Ele acredita que o que despertou o medo foi sua roupa branca.
“O avental eu coloco só dentro da instituição, mas vou trabalhar de sapato, calça e camiseta brancos”.
Silva diz que, sem ser de transporte público, ele não teria outra alternativa para ir trabalhar. O técnico em enfermagem diz que o fluxo de trabalho tem crescido e o hospital em que trabalha, inclusive, quer contratar mais profissionais em razão da emergência.
“É complicado porque a ignorância do ser humano acaba atrapalhando todo o fluxo para o combate dessa pandemia”, diz.
Celícia conta que desistiu do transporte público e passará a ir de carro para o trabalho por conta do medo de sofrer novos ataques.
“Na hora, a vontade que dá é de recuar da profissão, já que as pessoas acham que não somos a linha de frente e não temos importância. Só que não é assim: sabemos que muitos que não têm esse pensamento maldoso não têm culpa da situação.”
Ela atribui grande parte do problema à falta de informação da população, que adota procedimentos errados e entra em pânico.

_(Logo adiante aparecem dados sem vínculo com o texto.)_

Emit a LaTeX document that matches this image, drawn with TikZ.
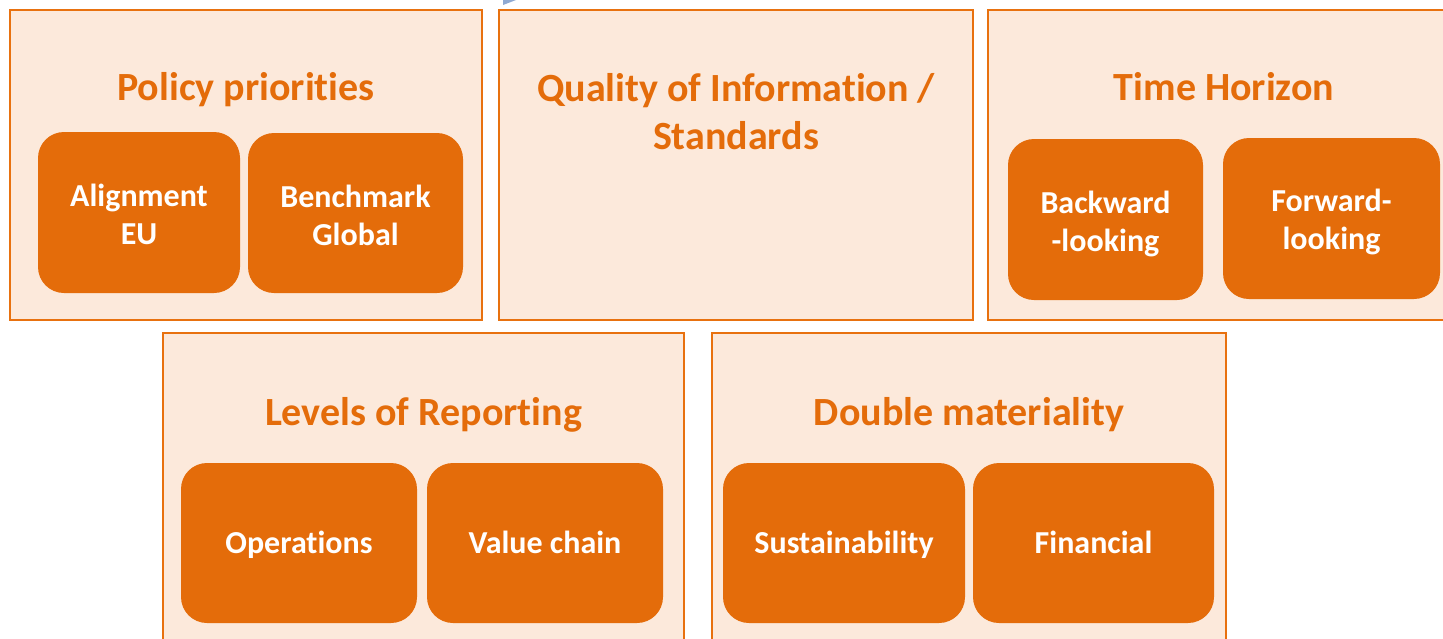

As duas profissionais destacam à BBC News Brasil que obedecer as recomendações da Organização Mundial da Saúde (OMS) de restringir o contato social e lavar as mãos com água e sabão é muito mais relevante do que preocupar-se com a roupa de quem circula no metrô.
“Preocupar-se com a roupa dos outros não é uma recomendação da OMS”, diz Renata Pietro, do Coren-SP, que acrescenta que a violência contra profissionais de saúde em situações emergenciais já era um problema para o setor antes do coronavírus, alvo até de campanhas do conselho contra a violência.
“Agora, nessa questão do transporte público está sendo inédito”.
Uma portaria do Ministério do Trabalho determina que os profissionais de saúde não deixem o local de trabalho com seus equipamentos de proteção, nem com a vestimenta usada para o atendimento, como jalecos e aventais.
Celícia diz que a falta de uma campanha nacional massiva sobre a pandemia prejudica ainda mais os profissionais de saúde. Ela afirma que muitas pessoas têm superlotado os hospitais com sintomas que não necessitariam pronto atendimento, colocando a si mesmo e ao sistema em risco.
“A área da saúde está precisando disso agora. Isso é um caso de emergência, pra ontem. Precisa de campanha. Não tem o horário político, na época das eleições? Tinha que ter um horário nobre para isso. Para explicar o que é a covid-19, qual a precaução, quando procurar o hospital? Quando continuar em casa em isolamento? Está precisando muito disso. É um grito de socorro dos hospitais.”
Ela diz que muitos dos passageiros que a hostilizaram usavam máscara no transporte público, piorando o risco de contaminação.
“As pessoas que estão agredindo estão andando de máscaras no metrô. Acham que estão protegidas e a nossa roupa branca que está disseminando tudo. Não protege, pelo contrário: a máscara úmida é uma porta de entrada para o vírus, que gosta de umidade, de lugar mais frio.”
Pietro, do Coren, se diz preocupada com os tempos duros que virão para os profissionais da saúde.
“Até quando o Brasil vai andar na contramão das coisas? O mundo sai à janela, emociona, aplaude. E aqui não querem deixar os profissionais de saúde entrarem no metrô para ir trabalhar, meu Deus do céu”, lamenta.